O gigantismo do Carnaval de rua já não é mais novidade. Há pelo uma década vimos testemunhando o crescimento vertiginoso do público que acompanha os blocos em todas as áreas da cidade. Nas regiões central e sul, onde se concentra a maioria das agremiações que arrastam multidões e cujo IPTU é um dos mais elevados do Rio, os incidentes que evidenciaram a desproporção entre o tamanho das agremiações e a logística para a realização dos desfiles gerou a grita de moradores e a indignação coletiva dos cariocas.

Atribuem ao poder público a responsabilidade pelos consequentes atos de vandalismo e de violência extremada que aterrorizaram os foliões. Como se o Estado, eficientemente, fosse capaz de deter o descontrole imprevisível de grupos de desfilantes e a bandidagem infiltrada em meio a um público com centenas de milhares de pessoas, podendo chegar à casa do milhão.

A própria ambiência pagã do período momesco sempre tratou historicamente em colocar tudo de cabeça para baixo. Não é preciso recorrer a Bakhtin ou a Da Matta para decodificar elementos tão singulares de uma festa cujo princípio do desregramento é que norteia o indivíduo em estado de êxtase supremo, as suas relações com o espaço e o seu comportamento coletivo.

Mas há alguns impeditivos que precisam ser considerados na busca pela mínima manutenção da ordem. A Polícia Militar tem um efetivo de cerca de 21 mil homens na corporação aqui na capital. No último Réveillon, que atraiu 2,5 milhões de pessoas, a PM atuou com 1.900 profissionais em Copacabana. Foram 1.315 pessoas para cada policial. Não há como fazer milagre. Com os blocos não é diferente, cabendo ressaltar que foram 473 autorizados, distribuídos durante todo o Carnaval pela cidade. Muitos desfilando simultaneamente em regiões diferentes.

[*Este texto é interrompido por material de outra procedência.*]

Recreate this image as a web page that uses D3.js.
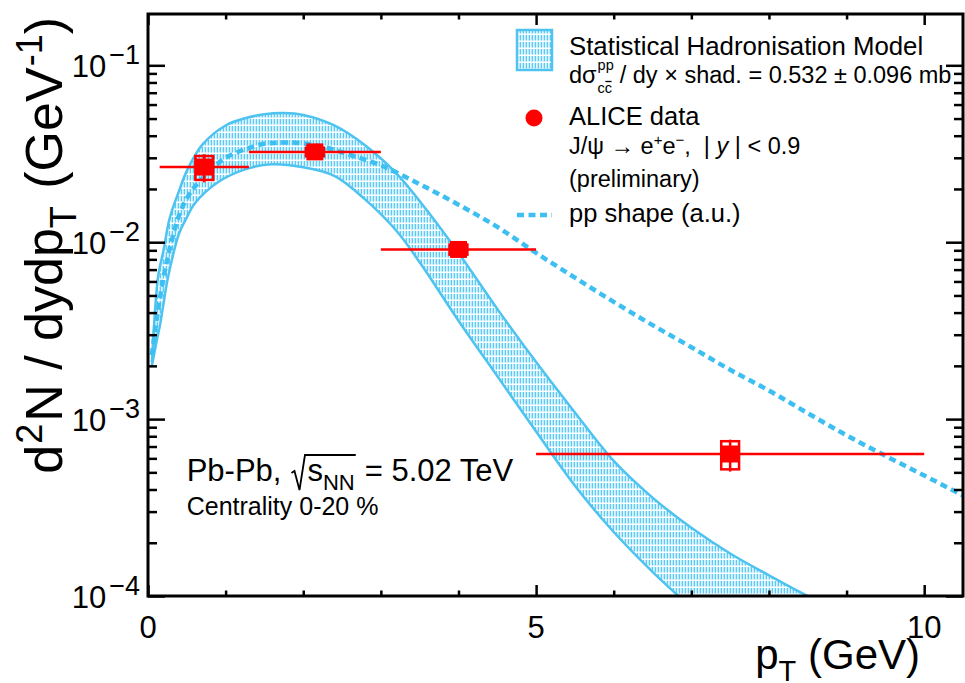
<!DOCTYPE html>
<html>
<head>
<meta charset="utf-8">
<script src="https://cdn.jsdelivr.net/npm/d3@7"></script>
<style>
  body { margin: 0; background: #fff; }
  svg { display: block; font-family: "Liberation Sans", Arial, Helvetica, sans-serif; }
</style>
</head>
<body>
<svg id="chart" width="965" height="683"></svg>
<script>
// ---- Statistical Hadronisation Model band (upper / lower edge) ----
const shmUpperPt  = [0.05, 0.08, 0.13, 0.2, 0.28, 0.4, 0.5, 0.7, 1.0, 1.25, 1.5, 1.75, 2.0, 2.4, 2.8, 3.2, 3.6, 4.0, 4.5, 5.0, 5.5, 6.0, 6.5, 7.0, 7.5, 8.0, 8.5, 8.8];
const shmUpperVal = [0.0021, 0.0035, 0.0064, 0.0090, 0.0137, 0.0195, 0.0253, 0.0356, 0.0457, 0.0502, 0.0529, 0.0537, 0.0524, 0.0457, 0.0352, 0.0245, 0.0150, 0.0087, 0.0042, 0.0021, 0.00109, 0.00058, 0.00036, 0.000243, 0.000174, 0.000131, 0.000100, 0.000087];
const shmLowerPt  = [0.05, 0.1, 0.16, 0.2, 0.26, 0.4, 0.5, 0.6, 0.9, 1.25, 1.6, 2.0, 2.4, 2.8, 3.2, 3.5, 4.0, 4.5, 5.0, 5.5, 6.0, 6.5, 7.0];
const shmLowerVal = [0.0020, 0.0026, 0.0035, 0.0045, 0.0064, 0.0112, 0.0138, 0.0165, 0.0218, 0.0258, 0.0276, 0.0265, 0.0237, 0.0174, 0.0116, 0.0077, 0.0036, 0.00175, 0.00085, 0.00042, 0.00023, 0.000137, 0.000086];

// ---- pp reference shape (arbitrary units) ----
const ppPt  = [0.05, 0.1, 0.2, 0.3, 0.4, 0.5, 0.6, 0.8, 1.0, 1.25, 1.5, 1.75, 2.0, 2.3, 2.6, 3.0, 3.5, 4.0, 4.5, 5.0, 5.5, 6.0, 6.5, 7.0, 7.5, 8.0, 8.5, 9.0, 9.5, 10.0, 10.5];
const ppVal = [0.0023, 0.0034, 0.0063, 0.0100, 0.0142, 0.0177, 0.0205, 0.0255, 0.0300, 0.0335, 0.0360, 0.0366, 0.0362, 0.0342, 0.0312, 0.0272, 0.0213, 0.0163, 0.0122, 0.0087, 0.0063, 0.0046, 0.0034, 0.00255, 0.0019, 0.00145, 0.00108, 0.00081, 0.00062, 0.00048, 0.00037];

// ---- ALICE J/psi data, Pb-Pb 0-20 % ----
const dataPt   = [0.725, 2.15, 4.0, 7.5];
const binLow   = [0.15, 1.3, 3.0, 5.0];
const binHigh  = [1.3, 3.0, 5.0, 10.0];
const dataVal  = [0.0266, 0.0324, 0.0091, 0.000635];
const statErr  = [0.0048, 0.0015, 0.0005, 0.00013];
const sysErr   = [0.0041, 0.0018, 0.0006, 0.000115];

// ---- axis ticks ----
const xMajor = [0, 5, 10];
const xTickLabels = ["0", "5", "10"];
const xMinor = [1, 2, 3, 4, 6, 7, 8, 9];
const yMajorExp = [-1, -2, -3, -4];

// ---------------------------------------------------------------
const svg = d3.select("#chart");
const frame = { left: 148, right: 963, top: 14, bottom: 596 };
const x = d3.scaleLinear().domain([0, 10.5]).range([frame.left, frame.right]);
const y = d3.scaleLog().domain([1e-4, 0.195]).range([frame.bottom, frame.top]);

const BAND_EDGE = "#4fc3f0";
const BAND_HATCH = "#5ccaf6";
const PP_COLOR = "#3dbff2";
const RED = "#ff0000";
const SYS_HALF_WIDTH = 0.115; // pT half-width of the systematic boxes
const NB = "\u00a0";

const defs = svg.append("defs");
const hatch = defs.append("pattern").attr("id", "hatch")
  .attr("patternUnits", "userSpaceOnUse").attr("width", 3).attr("height", 7);
hatch.append("rect").attr("width", 3).attr("height", 7).attr("fill", "#fff");
hatch.append("rect").attr("x", 0.6).attr("y", 0).attr("width", 1.6).attr("height", 5.5).attr("fill", BAND_HATCH);

defs.append("clipPath").attr("id", "plotClip").append("rect")
  .attr("x", frame.left).attr("y", frame.top)
  .attr("width", frame.right - frame.left).attr("height", frame.bottom - frame.top);

const plot = svg.append("g").attr("clip-path", "url(#plotClip)");

const curve = d3.line().x(d => x(d[0])).y(d => y(d[1])).curve(d3.curveCatmullRom.alpha(0.5));
const upPts = d3.zip(shmUpperPt, shmUpperVal);
const loPts = d3.zip(shmLowerPt, shmLowerVal);

// model band: upper edge forward, lower edge back
const bandD = curve(upPts) + "L" + curve(loPts.slice().reverse()).slice(1) + "Z";
plot.append("path").attr("d", bandD).attr("fill", "url(#hatch)").attr("stroke", "none");
plot.append("path").attr("d", curve(upPts)).attr("fill", "none").attr("stroke", BAND_EDGE).attr("stroke-width", 2.5);
plot.append("path").attr("d", curve(loPts)).attr("fill", "none").attr("stroke", BAND_EDGE).attr("stroke-width", 2.5);

// pp shape
plot.append("path").attr("d", curve(d3.zip(ppPt, ppVal)))
  .attr("fill", "none").attr("stroke", PP_COLOR).attr("stroke-width", 4.5)
  .attr("stroke-dasharray", "7,4.5");

// data points
const pts = dataPt.map((p, i) => ({ p, v: dataVal[i], lo: binLow[i], hi: binHigh[i], st: statErr[i], sy: sysErr[i] }));
const dg = plot.append("g");
dg.selectAll("line.xerr").data(pts).join("line").attr("class", "xerr")
  .attr("x1", d => x(d.lo)).attr("x2", d => x(d.hi))
  .attr("y1", d => y(d.v)).attr("y2", d => y(d.v))
  .attr("stroke", RED).attr("stroke-width", 2.5);
dg.selectAll("line.yerr").data(pts).join("line").attr("class", "yerr")
  .attr("x1", d => x(d.p)).attr("x2", d => x(d.p))
  .attr("y1", d => y(d.v + d.st)).attr("y2", d => y(d.v - d.st))
  .attr("stroke", RED).attr("stroke-width", 2.5);
dg.selectAll("rect.sys").data(pts).join("rect").attr("class", "sys")
  .attr("x", d => x(d.p - SYS_HALF_WIDTH)).attr("width", d => x(d.p + SYS_HALF_WIDTH) - x(d.p - SYS_HALF_WIDTH))
  .attr("y", d => y(d.v + d.sy)).attr("height", d => y(d.v - d.sy) - y(d.v + d.sy))
  .attr("fill", "none").attr("stroke", RED).attr("stroke-width", 2.5);
const MS = 17;
dg.selectAll("rect.mk").data(pts).join("rect").attr("class", "mk")
  .attr("x", d => x(d.p) - MS / 2).attr("y", d => y(d.v) - MS / 2)
  .attr("width", MS).attr("height", MS).attr("fill", RED);

// ---- frame and ticks ----
function tickAxis(gen, tx, ty, size) {
  const g = svg.append("g").attr("transform", `translate(${tx},${ty})`).call(gen.tickSize(size).tickSizeOuter(0).tickFormat(""));
  g.select(".domain").remove();
  g.selectAll(".tick line").attr("stroke", "#000").attr("stroke-width", 2.5);
  return g;
}
tickAxis(d3.axisBottom(x).tickValues(xMajor), 0, frame.bottom, -11);
tickAxis(d3.axisBottom(x).tickValues(xMinor), 0, frame.bottom, -5.5);
tickAxis(d3.axisTop(x).tickValues(xMajor), 0, frame.top, -11);
tickAxis(d3.axisTop(x).tickValues(xMinor), 0, frame.top, -5.5);

const yMajor = yMajorExp.map(e => Math.pow(10, e));
const yMinor = [];
yMajorExp.forEach(e => { for (let m = 2; m <= 9; m++) { const v = m * Math.pow(10, e); if (v < 0.195) yMinor.push(v); } });
tickAxis(d3.axisLeft(y).tickValues(yMajor), frame.left, 0, -17);
tickAxis(d3.axisLeft(y).tickValues(yMinor), frame.left, 0, -9);
tickAxis(d3.axisRight(y).tickValues(yMajor), frame.right, 0, -17);
tickAxis(d3.axisRight(y).tickValues(yMinor), frame.right, 0, -9);

svg.append("rect").attr("x", frame.left).attr("y", frame.top)
  .attr("width", frame.right - frame.left).attr("height", frame.bottom - frame.top)
  .attr("fill", "none").attr("stroke", "#000").attr("stroke-width", 3);

// ---- text helpers ----
function rich(parent, x0, y0, runs, size, anchor) {
  const t = parent.append("text").attr("x", x0).attr("y", y0)
    .attr("font-size", size).attr("text-anchor", anchor || "start").attr("fill", "#000");
  let shift = 0;
  runs.forEach(r => {
    const ts = t.append("tspan").text(r.t);
    if (r.size) ts.attr("font-size", r.size);
    const s = r.up || 0;
    if (s !== shift) ts.attr("dy", -(s - shift));
    shift = s;
    if (r.italic) ts.attr("font-style", "italic");
    if (r.dx) ts.attr("dx", r.dx);
  });
  return t;
}

// tick labels
svg.append("g").selectAll("text").data(xMajor).join("text")
  .attr("x", d => x(d)).attr("y", 638).attr("text-anchor", "middle")
  .attr("font-size", 31).text((d, i) => xTickLabels[i]);
yMajorExp.forEach(e => {
  rich(svg, 140, y(Math.pow(10, e)) + 12, [
    { t: "10" },
    { t: "\u2212" + Math.abs(e), size: 27, up: 13, dx: 3 }
  ], 31, "end");
});

// axis titles
rich(svg, 920, 669, [
  { t: "p" },
  { t: "T", size: 29, up: -12 },
  { t: NB + "(GeV)", up: 0 }
], 42, "end");
const yt = svg.append("g").attr("transform", "translate(62,17) rotate(-90)");
rich(yt, 0, 0, [
  { t: "d" },
  { t: "2", size: 36, up: 20, dx: 1 },
  { t: "N" + NB + "/" + NB + "dydp", up: 0, dx: 2 },
  { t: "T", size: 36, up: -14 },
  { t: NB + "(GeV", up: 0, dx: 3 },
  { t: "-1", size: 36, up: 20, dx: 1 },
  { t: ")", up: 0 }
], 52, "end");

// ---- legend ----
const lg = svg.append("g");
lg.append("rect").attr("x", 517).attr("y", 30).attr("width", 35).attr("height", 40)
  .attr("fill", "url(#hatch)").attr("stroke", BAND_EDGE).attr("stroke-width", 2.5);
rich(lg, 569, 55, [{ t: "Statistical Hadronisation Model" }], 25.8);

// d sigma^{pp}_{c cbar} / dy x shad. = ...
const L2 = 83, F2 = 23.5, FS = 14.5;
const t1 = rich(lg, 569, L2, [{ t: "d\u03c3" }], F2);
const w1 = t1.node().getComputedTextLength();
const xs = 569 + w1 + 1;
const tsup = rich(lg, xs, L2 - 13, [{ t: "pp" }], FS);
const tsub = rich(lg, xs, L2 + 10, [{ t: "cc" }], FS);
const wSup = tsup.node().getComputedTextLength();
const wSub = tsub.node().getComputedTextLength();
lg.append("line").attr("x1", xs + wSub / 2 + 0.5).attr("x2", xs + wSub - 0.5)
  .attr("y1", L2 - 1.5).attr("y2", L2 - 1.5).attr("stroke", "#000").attr("stroke-width", 1.3);
rich(lg, xs + Math.max(wSup, wSub) + 6, L2, [{ t: "/ dy \u00d7 shad. = 0.532 \u00b1 0.096 mb" }], F2);

lg.append("circle").attr("cx", 534).attr("cy", 118).attr("r", 8.5).attr("fill", RED);
rich(lg, 569, 125, [{ t: "ALICE data" }], 25.5);
rich(lg, 569, 154, [
  { t: "J/\u03c8" + NB + "\u2192" + NB + "e" },
  { t: "+", size: 15, up: 9 },
  { t: "e", up: 0 },
  { t: "\u2212", size: 15, up: 9 },
  { t: "," + NB + NB + "|" + NB, up: 0 },
  { t: "y", italic: true },
  { t: NB + "|" + NB + "<" + NB + "0.9" }
], F2);
rich(lg, 569, 186.5, [{ t: "(preliminary)" }], F2);

lg.append("line").attr("x1", 517).attr("x2", 552).attr("y1", 215).attr("y2", 215)
  .attr("stroke", PP_COLOR).attr("stroke-width", 4.5).attr("stroke-dasharray", "7,4.5");
rich(lg, 569, 222, [{ t: "pp shape (a.u.)" }], 25.5);

// ---- collision system label ----
const sysG = svg.append("g");
const base = 481, FP = 31;
const p1 = rich(sysG, 186.7, base, [{ t: "Pb-Pb," }], FP);
const xr = 186.7 + p1.node().getComputedTextLength() + 10;
const sT = rich(sysG, xr + 16, base, [{ t: "s" }], FP);
const ws = sT.node().getComputedTextLength();
const nT = rich(sysG, xr + 16 + ws, base + 9, [{ t: "NN" }], 22);
const wn = nT.node().getComputedTextLength();
const radEnd = xr + 16 + ws + wn + 1;
sysG.append("path")
  .attr("d", `M${xr},${base - 8} L${xr + 3},${base - 10} L${xr + 8},${base + 9} L${xr + 13.5},${base - 26} L${radEnd},${base - 26}`)
  .attr("fill", "none").attr("stroke", "#000").attr("stroke-width", 1.8);
rich(sysG, radEnd + 9, base, [{ t: "= 5.02 TeV" }], FP);
rich(sysG, 186.7, 515, [{ t: "Centrality 0-20 %" }], 25);
</script>
</body>
</html>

Temos, portanto, uma questão estrutural, incompatível com a dinâmica da festa nos espaços públicos. O discurso de "vamos ocupar as ruas", acompanhado de gritos de "Carnaval é subversão" (e é mesmo!), é pertinente, é válido. Mas os blocos precisam fazer a sua parte, repensando novos modelos de execução dos desfiles, promovendo conscientização socioambiental, organizando em conjunto com os órgãos oficiais, independentemente do território geográfico de origem das agremiações, as diretrizes a serem adotadas.

Precisamos deixar de lançar mão recorrentemente da máxima sartriana de que "o inferno são os outros" e assumirmos os nossos desmandos. A quantidade de lixo após a passagem dos blocos gigantes é incomensurável. A destruição de uma área verde reconstituída na Praia de Ipanema por meio de um projeto liderado pelo empresário do Oskar Mesavaht é um dos episódios mais lamentáveis do Carnaval deste ano. As ações de depredação do patrimônio público a que assistimos foram abomináveis.

Não adianta colocarmos somente na conta do Estado todos os problemas que observamos durante a festa neste 2018. Falta educação, falta generosidade nas relações da coletividade com os moradores, inexiste cuidado com a cidade por parte dos foliões. Nós ajudamos a parir esse monstro. Sejamos responsáveis no reconhecimento da inconsequência de nossas ações. Neste inferno, nós colaboramos no acender das labaredas. Não adianta ficar chorando, agora, a dor das queimaduras.